U.N. and Arab League peace envoy on Syria Lakhdar Brahimi warned on Monday that the situation in Syria resembles that of Somalia, pointing at a lingering Syrian crisis which is “worrying the world.”

“The situation in Syria resembles Somalia (and is even worse) than what the latter witnessed in the past years,” Brahimi said following his meeting with EU foreign ministers at Brussels.

“They agree with us that (Syria’s crisis) is one of the most dangerous crises (worrying) the entire world today.

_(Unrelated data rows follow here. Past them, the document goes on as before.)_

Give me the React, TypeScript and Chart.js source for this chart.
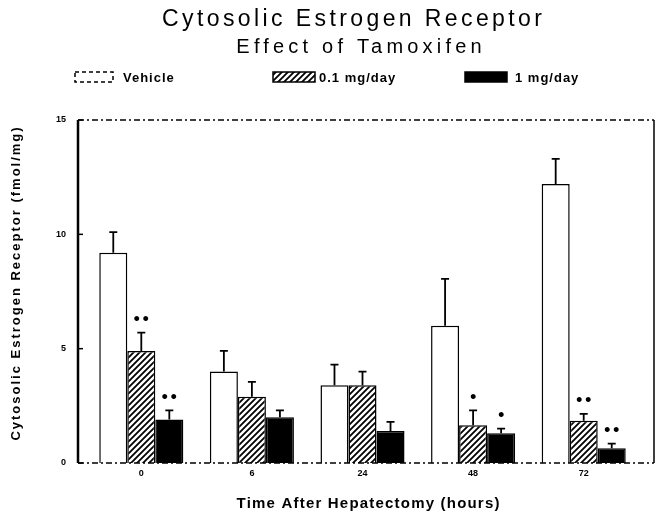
import React, { useEffect, useRef } from "react";
import { Chart, registerables } from "chart.js";
Chart.register(...registerables);

const categories = ["0", "6", "24", "48", "72"];
const seriesNames = ["Vehicle", "0.1 mg/day", "1 mg/day"];
const vehicle = [9.2, 4.0, 3.4, 6.0, 12.2];
const vehicleErr = [0.9, 0.9, 0.9, 2.05, 1.1];
const lowDose = [4.9, 2.9, 3.4, 1.65, 1.85];
const lowDoseErr = [0.8, 0.65, 0.6, 0.65, 0.3];
const highDose = [1.9, 2.0, 1.4, 1.3, 0.65];
const highDoseErr = [0.4, 0.3, 0.4, 0.2, 0.2];
const vehicleSig = ["", "", "", "", ""];
const lowDoseSig = ["••", "", "", "•", "••"];
const highDoseSig = ["••", "", "", "•", "••"];
const yTicks = [0, 5, 10, 15];
const titleText = "Cytosolic Estrogen Receptor";
const subtitleText = "Effect of Tamoxifen";
const xTitle = "Time After Hepatectomy (hours)";
const yTitle = "Cytosolic Estrogen Receptor (fmol/mg)";

const errs = [vehicleErr, lowDoseErr, highDoseErr];
const sigs = [vehicleSig, lowDoseSig, highDoseSig];

function makeHatch(): CanvasPattern | string {
  const c = document.createElement("canvas");
  c.width = 6;
  c.height = 6;
  const g = c.getContext("2d");
  if (!g) return "#888";
  g.fillStyle = "#fff";
  g.fillRect(0, 0, 6, 6);
  g.strokeStyle = "#000";
  g.lineWidth = 1.8;
  g.beginPath();
  g.moveTo(-1, 7);
  g.lineTo(7, -1);
  g.moveTo(-4, 4);
  g.lineTo(4, -4);
  g.moveTo(2, 10);
  g.lineTo(10, 2);
  g.stroke();
  const p = g.createPattern(c, "repeat");
  return p || "#888";
}

function spaced(ctx: any, text: string, cx: number, cy: number, font: string, spacing: number) {
  ctx.font = font;
  ctx.letterSpacing = spacing + "px";
  const w = ctx.measureText(text).width;
  ctx.textAlign = "left";
  ctx.textBaseline = "middle";
  ctx.fillText(text, cx - (w - spacing) / 2, cy);
  ctx.letterSpacing = "0px";
}

export default function App() {
  const ref = useRef<HTMLCanvasElement>(null);
  useEffect(() => {
    document.body.style.margin = "0";
    const hatch = makeHatch();
    const fills: any[] = ["#ffffff", hatch, "#000000"];

    const overlay = {
      id: "overlay",
      afterDraw(chart: any) {
        const ctx = chart.ctx;
        const { left, right, top, bottom } = chart.chartArea;
        const y = chart.scales.y;
        const axisX = left - 8;
        const frameR = right + 15;
        ctx.save();
        ctx.fillStyle = "#000";
        // titles
        spaced(ctx, titleText, 352, 20, "23px 'Liberation Sans', sans-serif", 3.4);
        spaced(ctx, subtitleText, 359, 47, "20px 'Liberation Sans', sans-serif", 4.2);
        // legend
        ctx.font = "bold 13px 'Liberation Sans', sans-serif";
        const ly = 77;
        const items = [
          { bx: 75, bw: 38, tx: 123 },
          { bx: 273, bw: 42, tx: 319 },
          { bx: 465, bw: 42, tx: 515 },
        ];
        items.forEach((it, i) => {
          ctx.fillStyle = fills[i];
          ctx.fillRect(it.bx, ly - 5, it.bw, 10);
          ctx.strokeStyle = "#000";
          ctx.lineWidth = 1.5;
          if (i === 0) ctx.setLineDash([4, 3]);
          ctx.strokeRect(it.bx, ly - 5, it.bw, 10);
          ctx.setLineDash([]);
          ctx.fillStyle = "#000";
          ctx.textAlign = "left";
          ctx.textBaseline = "middle";
          ctx.letterSpacing = "1px";
          ctx.fillText(seriesNames[i], it.tx, ly + 1);
          ctx.letterSpacing = "0px";
        });
        // axis titles
        spaced(ctx, xTitle, 368, 504, "bold 15px 'Liberation Sans', sans-serif", 1.2);
        ctx.save();
        ctx.translate(16, 284);
        ctx.rotate(-Math.PI / 2);
        spaced(ctx, yTitle, 0, 0, "bold 13px 'Liberation Sans', sans-serif", 2.0);
        ctx.restore();
        // frame
        ctx.strokeStyle = "#000";
        ctx.lineWidth = 1.5;
        ctx.setLineDash([6, 3, 2, 3]);
        ctx.beginPath();
        ctx.moveTo(axisX, top);
        ctx.lineTo(frameR, top);
        ctx.moveTo(axisX, bottom);
        ctx.lineTo(frameR, bottom);
        ctx.stroke();
        ctx.setLineDash([]);
        ctx.beginPath();
        ctx.moveTo(frameR, top);
        ctx.lineTo(frameR, bottom);
        ctx.stroke();
        ctx.lineWidth = 2.5;
        ctx.beginPath();
        ctx.moveTo(axisX, top);
        ctx.lineTo(axisX, bottom);
        ctx.stroke();
        ctx.lineWidth = 1.5;
        yTicks.forEach((v) => {
          const py = y.getPixelForValue(v);
          ctx.beginPath();
          ctx.moveTo(axisX, py);
          ctx.lineTo(axisX + 5, py);
          ctx.stroke();
        });
        // error bars and significance marks
        chart.data.datasets.forEach((ds: any, di: number) => {
          const meta = chart.getDatasetMeta(di);
          meta.data.forEach((bar: any, i: number) => {
            const v = ds.data[i];
            const e = errs[di][i];
            const yTop = y.getPixelForValue(v + e);
            ctx.lineWidth = 1.8;
            ctx.beginPath();
            ctx.moveTo(bar.x, bar.y);
            ctx.lineTo(bar.x, yTop);
            ctx.moveTo(bar.x - 4, yTop);
            ctx.lineTo(bar.x + 4, yTop);
            ctx.stroke();
            const s = sigs[di][i];
            if (s) {
              ctx.font = "bold 14px 'DejaVu Sans', sans-serif";
              ctx.textAlign = "center";
              ctx.textBaseline = "middle";
              ctx.fillText(s, bar.x, yTop - 12);
            }
          });
        });
        ctx.restore();
      },
    };

    const chart = new Chart(ref.current as HTMLCanvasElement, {
      type: "bar",
      data: {
        labels: categories,
        datasets: [vehicle, lowDose, highDose].map((d, i) => ({
          label: seriesNames[i],
          data: d,
          backgroundColor: fills[i],
          borderColor: "#000",
          borderWidth: 1.5,
          borderSkipped: "bottom" as const,
          categoryPercentage: 0.76,
          barPercentage: 1.0,
        })),
      },
      options: {
        animation: false,
        responsive: false,
        maintainAspectRatio: false,
        layout: { padding: { top: 120, right: 24, left: 0, bottom: 0 } },
        plugins: {
          legend: { display: false },
          title: { display: false },
          tooltip: { enabled: false },
        },
        scales: {
          x: {
            grid: { display: false, drawTicks: false },
            border: { display: false },
            ticks: {
              color: "#000",
              padding: 5,
              font: { family: "'Liberation Sans', sans-serif", size: 9, weight: "bold" },
            },
            afterFit: (s: any) => {
              s.height = 55;
            },
          },
          y: {
            min: 0,
            max: 15,
            afterBuildTicks: (s: any) => {
              s.ticks = yTicks.map((v) => ({ value: v }));
            },
            grid: { display: false, drawTicks: false },
            border: { display: false },
            ticks: {
              color: "#000",
              padding: 20,
              font: { family: "'Liberation Sans', sans-serif", size: 9, weight: "bold" },
            },
            afterFit: (s: any) => {
              s.width = 86;
            },
          },
        },
      },
      plugins: [overlay],
    } as any);
    return () => chart.destroy();
  }, []);
  return <canvas ref={ref} width={663} height={518} style={{ display: "block" }} />;
}
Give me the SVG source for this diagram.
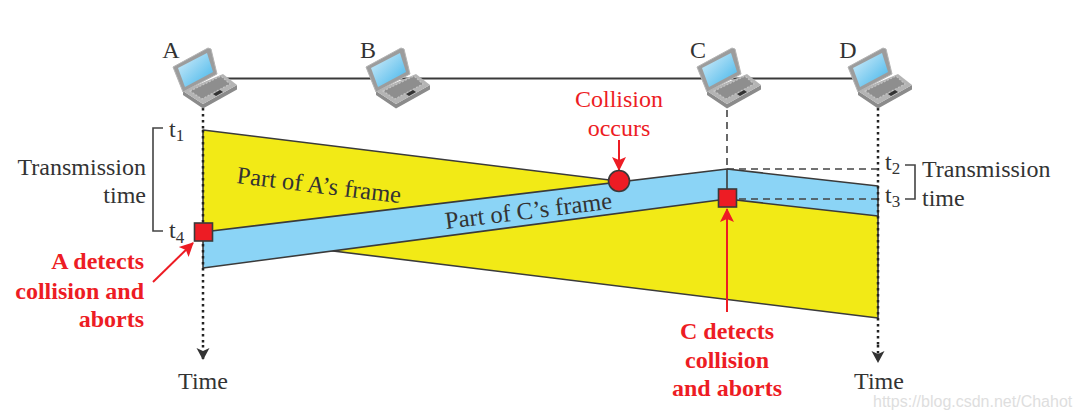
<svg xmlns="http://www.w3.org/2000/svg" width="1080" height="419" viewBox="0 0 1080 419">
<style>
text{font-family:"Liberation Serif","Times New Roman",serif;font-size:24px;fill:#333}
.red{fill:#ed1c24}
.b{font-weight:bold}
.sub{font-size:17px}
.lbl{font-size:24.500px}
.bk{fill:none;stroke:#444;stroke-width:1.600}
.dot{fill:none;stroke:#222;stroke-width:2.500;stroke-dasharray:2.500 3.500}
.dash{fill:none;stroke:#444;stroke-width:1.600;stroke-dasharray:7 5}
.edge{stroke:#3a3a3a;stroke-width:1.600;stroke-linejoin:round}
.ra{stroke:#ed1c24;stroke-width:2;fill:none}
.mk{fill:#ed1c24;stroke:#3a3a3a;stroke-width:1.600}
</style>
<defs>
<linearGradient id="scr" x1="0" y1="0" x2="1" y2="1"><stop offset="0" stop-color="#d8effa"/><stop offset="1" stop-color="#3fb4ea"/></linearGradient>
<symbol id="laptop" overflow="visible" viewBox="0 0 66 62" width="66" height="62">
<path d="M10 47 L30 60.500 L64 41.500 L64 37 L30 56 L10 43 Z" fill="#8b8b8b"/>
<path d="M10 43 L50 26 L64 37 L30 56 Z" fill="#b4b4b4"/>
<path d="M17 43 L48 28 L57 36 L29 51 Z" fill="#8e8e8e" stroke="#c4c4c4" stroke-width="1.200" stroke-dasharray="2 1.500"/>
<path d="M40 46 L47 42 L50 44 L43 48 Z" fill="#333"/>
<path d="M0 19 L35 0 L38 1 L44 26 L10 44 Z" fill="#9c9c9c" stroke="#b4b4b4" stroke-width="1"/>
<path d="M5 20 L34 5 L40 24 L12 39 Z" fill="url(#scr)"/>
</symbol>
<marker id="ah" markerWidth="16" markerHeight="16" refX="13" refY="8" orient="auto" markerUnits="userSpaceOnUse"><path d="M0 1 L14 8 L0 15 L3 8 Z" fill="#ed1c24"/></marker>
<marker id="tk" markerWidth="14" markerHeight="14" refX="11" refY="7" orient="auto" markerUnits="userSpaceOnUse"><path d="M0 0.500 L12 7 L0 13.500 L3 7 Z" fill="#333"/></marker>
</defs>
<g id="connectors">
<path d="M225 78.500 H855" fill="none" stroke="#3a3a3a" stroke-width="2.200"/>
<path class="dot" d="M203 108 V130"/>
<path class="dash" d="M727 110 V169"/>
<path class="dot" d="M878 108 V186"/>
</g>
<g id="frames">
<polygon id="frame-a" class="edge" points="203,130 878,213 878,318 203,235" fill="#f2ea16"/>
<polygon id="frame-c" class="edge" points="203,232 727,169 878,186 878,216 727,199 203,268" fill="#8bd4f6"/>
<path class="dash" d="M727 169 H878 M727 199 H878"/>
<path d="M727 169 V190" stroke="#3a3a3a" stroke-width="1.600"/>
<path class="dot" d="M203 130 V345"/>
<path class="dot" d="M878 186 V345"/>
<path d="M203 345 V359" class="dot" marker-end="url(#tk)"/>
<path d="M878 345 V362" class="dot" marker-end="url(#tk)"/>
<text class="lbl" transform="translate(236 183) rotate(7)">Part of A’s frame</text>
<text class="lbl" transform="translate(446 229) rotate(-7)">Part of C’s frame</text>
</g>
<g id="node-a"><use href="#laptop" x="173" y="48"/><text x="171" y="58" text-anchor="middle">A</text></g>
<g id="node-b"><use href="#laptop" x="366" y="48"/><text x="368" y="58" text-anchor="middle">B</text></g>
<g id="node-c"><use href="#laptop" x="697" y="48"/><text x="698" y="58" text-anchor="middle">C</text></g>
<g id="node-d"><use href="#laptop" x="848" y="48"/><text x="848" y="58" text-anchor="middle">D</text></g>
<g id="left-bracket">
<path class="bk" d="M163 128 H153 V231 H163"/>
<text x="169" y="137">t<tspan class="sub" dy="4">1</tspan></text>
<text x="169" y="238">t<tspan class="sub" dy="5">4</tspan></text>
<text x="146" y="175" text-anchor="end">Transmission</text>
<text x="146" y="203" text-anchor="end">time</text>
</g>
<g id="right-bracket">
<path class="bk" d="M905 165 H915 V199 H905"/>
<text x="885" y="170">t<tspan class="sub" dy="4">2</tspan></text>
<text x="885" y="203">t<tspan class="sub" dy="4">3</tspan></text>
<text x="922" y="177">Transmission</text>
<text x="922" y="206">time</text>
</g>
<g id="collision">
<text class="red" x="619" y="107" text-anchor="middle">Collision</text>
<text class="red" x="619" y="136" text-anchor="middle">occurs</text>
<path class="ra" d="M619 140 V170" marker-end="url(#ah)"/>
<circle class="mk" cx="619" cy="181" r="10.500"/>
</g>
<g id="detect-a">
<rect class="mk" x="194.500" y="223" width="18" height="18"/>
<path class="ra" d="M153 282 L193 243" marker-end="url(#ah)"/>
<text class="red b" x="144" y="269" text-anchor="end">A detects</text>
<text class="red b" x="144" y="299" text-anchor="end">collision and</text>
<text class="red b" x="144" y="327" text-anchor="end">aborts</text>
</g>
<g id="detect-c">
<rect class="mk" x="718.500" y="189" width="18" height="18"/>
<path class="ra" d="M727 312 V209" marker-end="url(#ah)"/>
<text class="red b" x="727" y="339" text-anchor="middle">C detects</text>
<text class="red b" x="727" y="368" text-anchor="middle">collision</text>
<text class="red b" x="727" y="396" text-anchor="middle">and aborts</text>
</g>
<g id="time-labels">
<text x="203" y="389" text-anchor="middle">Time</text>
<text x="879" y="389" text-anchor="middle">Time</text>
</g>
<text x="873" y="407" style="font-family:'Liberation Sans',sans-serif;font-size:16px;fill:#dedede">https://blog.csdn.net/Chahot</text>
</svg>
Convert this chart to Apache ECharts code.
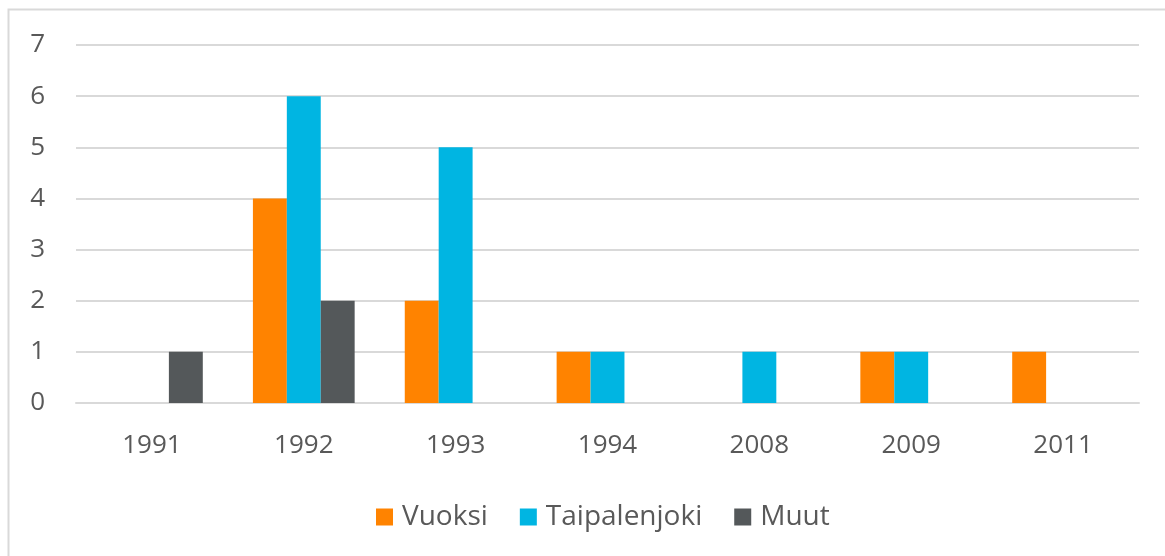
<!DOCTYPE html>
<html>
<head>
<meta charset="utf-8">
<script src="https://cdn.jsdelivr.net/npm/echarts@6/dist/echarts.min.js"></script>
<style>
  html, body { margin: 0; padding: 0; background: #fff; }
  #chart { width: 1165px; height: 556px; }
</style>
</head>
<body>
<div id="chart"></div>
<script>
const years = ['1991', '1992', '1993', '1994', '2008', '2009', '2011']
const vuoksi = [0, 4, 2, 1, 0, 1, 1]
const taipalenjoki = [0, 6, 5, 1, 1, 1, 0]
const muut = [1, 2, 0, 0, 0, 0, 0]

const textColor = '#595959'
const font = '"Open Sans", "Noto Sans", sans-serif'

const chart = echarts.init(document.getElementById('chart'))

function barSeries(name, data, color) {
  return {
    name,
    type: 'bar',
    data: data.map(v => (v === 0 ? null : v)),
    barGap: '0%',
    barCategoryGap: '33%',
    itemStyle: { color },
    animation: false
  }
}

chart.setOption({
  backgroundColor: '#fff',
  animation: false,
  textStyle: { fontFamily: font },
  graphic: [{
    type: 'rect',
    shape: { x: 8.5, y: 9.5, width: 1300, height: 700 },
    style: { fill: 'none', stroke: '#d9d9d9', lineWidth: 2 },
    silent: true
  }],
  grid: { left: 76, right: 26, top: 45, bottom: 153, containLabel: false },
  legend: {
    bottom: 20,
    left: 371,
    icon: 'rect',
    itemWidth: 17,
    itemHeight: 17,
    itemGap: 32,
    textStyle: { color: textColor, fontSize: 28, fontFamily: font, padding: [0, 0, 0, 4] },
    data: ['Vuoksi', 'Taipalenjoki', 'Muut']
  },
  xAxis: {
    type: 'category',
    data: years,
    axisLine: { lineStyle: { color: '#d9d9d9', width: 2 } },
    axisTick: { show: false },
    axisLabel: { color: textColor, fontSize: 26, fontFamily: font, margin: 30 }
  },
  yAxis: {
    type: 'value',
    min: 0,
    max: 7,
    interval: 1,
    axisLine: { show: false },
    axisTick: { show: false },
    splitLine: { lineStyle: { color: '#d9d9d9', width: 2 } },
    axisLabel: { color: textColor, fontSize: 26, fontFamily: font, margin: 31 }
  },
  series: [
    barSeries('Vuoksi', vuoksi, '#ff8300'),
    barSeries('Taipalenjoki', taipalenjoki, '#00b5e2'),
    barSeries('Muut', muut, '#54585a')
  ]
})
</script>
</body>
</html>
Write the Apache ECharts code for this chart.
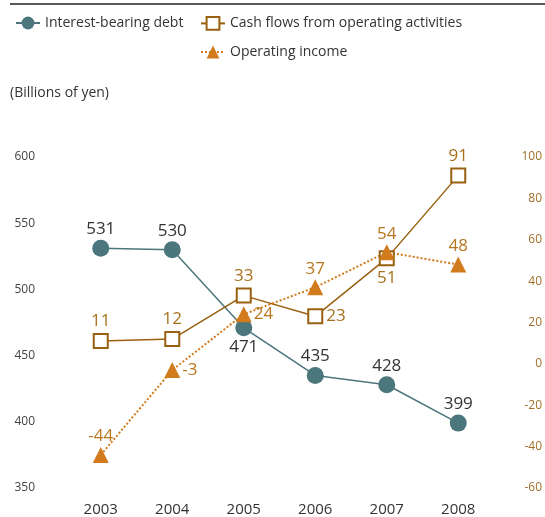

I came here to call on them to use their capabilities to help reach a peaceful solution,” he told reporters.

He added that Syria’s crisis can only be resolved through “a political, peaceful and consensual solution.”

An uprising in Syria erupted two years ago with largely peaceful protests but escalated into a civil war pitting mainly Sunni Muslim rebels against President Bashar al-Assad, whose Alawite faith is an offshoot of Shi’ite Islam.

The Syrian government has stepped up indiscriminate, heavy bombardments of cities while rebels are executing prisoners condemned in their own make shift courts without due process, U.N. investigators said on Monday.

The independent investigators said they were looking into 20 massacres committed by one or the other side and hundreds of “unlawful killings”, cases of torture and arbitrary arrests since September in the two-year-old conflict.

“Indiscriminate and widespread shelling, the regular bombardment of cities, mass killing and the deliberate firing on civilian targets have come to characterize the daily lives of civilians in Syria,” Paulo Pinheiro, chairman of the commission of inquiry on Syria, told the U.N. Human Rights Council.

The uprising in Syria erupted in March 2011 with largely peaceful protests but escalated into a civil war pitting mainly Sunni Muslim rebels against President Bashar al-Assad, whose minority Alawite faith is an offshoot of Shi’ite Islam.

“In a disturbing and dangerous trend, mass killings allegedly perpetrated by Popular Committees have at times taken on sectarian overtones,” the 10-page U.N. report said. “Some appear to have been trained and armed by the government.”

Pro-Assad Popular Committee militiamen have been documented as operating across Syria, “where at times they are alleged to be participating in house-to-house searches, identity checks, mass arrests, looting and acting as informants”, it said.

Karen Koning AbuZayd, an American commissioner, said the committees were formed initially to defend their neighborhoods. ”In a way, this is a move by the government to supplement its own manpower as it begins to lose some of the (regular military)manpower that it used to have,” she told a news conference.

Syrian Ambassador Faysal Khabbaz Hamoui dismissed the reports based on “partial information from untrustworthy sources” and accused Qatar and Turkey of “supporting terrorism” in Syria.

“There is a conspiracy against Syria. Qatar has financed and armed tens of thousands of mercenaries from 30 countries. Turkey has provided the military bases and sent them into Syria on their jihad,” he told the Geneva forum.